Is land also being sold off to non-PNG nationals?
Officially, customary land cannot be sold to a foreigner without the clan’s agreement – that’s the official law but it is happening. People who call themselves principal land owners sell off without clan permission. There are a lot of such things happening that are difficult for a bureaucracy to manage.
In your opinion, could aid agencies improve their approach to community development in PNG?
For development agencies, getting involved in community development often means not working in parallel with government. Although government systems may be weak, I think the development partners’ job is to help strengthen government systems and always remember that things that grow organically from the ground, in terms of responses to social situations, will always be more sustainable than an imported model from another country. Too often, people come along with imported models that worked well elsewhere, but do not address what has been happening organically from the ground here. This may be okay if it’s a question of building a road or water system, but when it comes to community development, we have to break the tendency to have lots of nice warm, fuzzy projects and really make sure that sustainability and ownership are taken on board.

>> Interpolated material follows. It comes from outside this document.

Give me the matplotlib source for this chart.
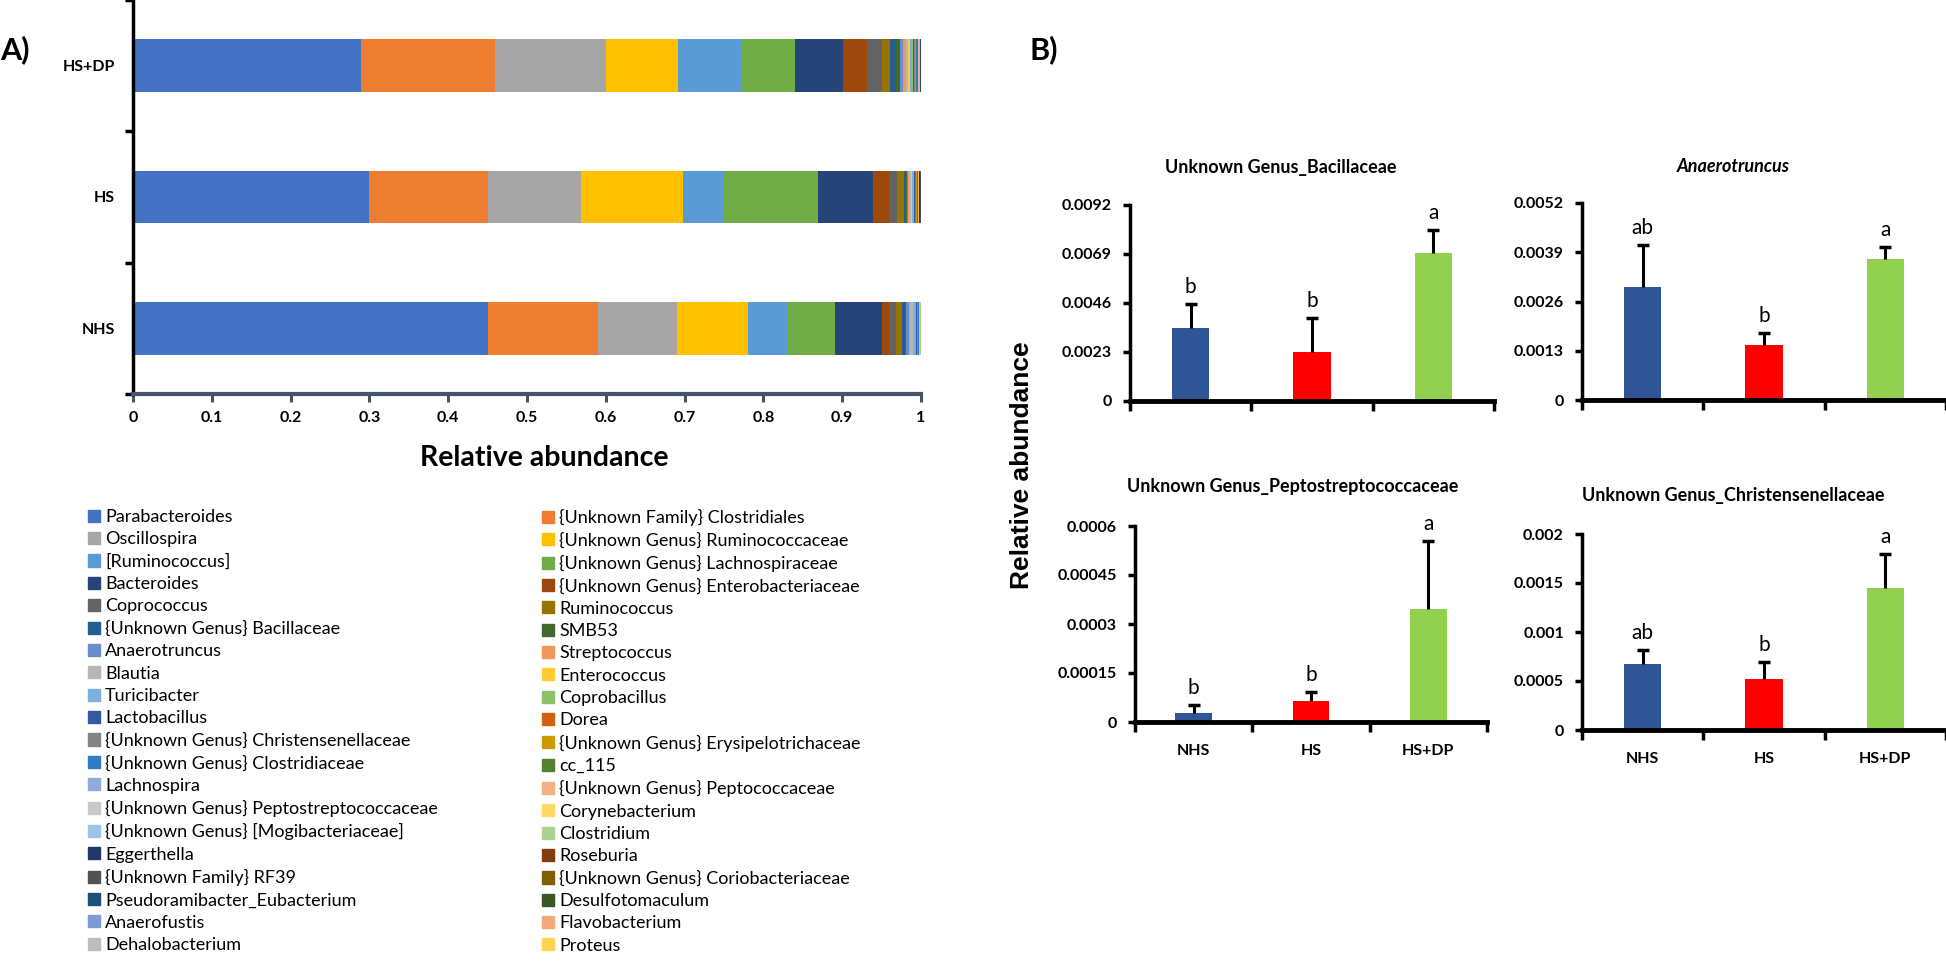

Have you made changes in your own ministry’s policies?
If you decentralise a function without a budget to go with it, there will be problems. Disability, women, children and youth are all in my portfolio and under a 1995 law became decentralised functions of government but there has not been any transfer of funds for this policy from the budget. This is an area I’ve been trying to work on before I finish my term in parliament. I want to tie down in law that the national government will put x much in to support policies from my department.
Do you hope to see more female members of parliament following the next election?
We are hoping to take a vote next week [last week of May 2011] in parliament on the Equality of Participation Bill which is pushing for 22 seats to be reserved for women in parliament. It’s a very unpopular bill. I don’t know if we’ll get the numbers on the floor. It’s been a long, long hard struggle. We obviously need more women members. I represent 0.9 per cent of the parliament and I’m a naturalised citizen. I’m not the only female Member of Parliament ever. Post- independence, there were four and one minister. This was followed by a period of ten years with no women representatives. When I first came to parliament in 1997, there were two women and from 2002 to 2007, just myself.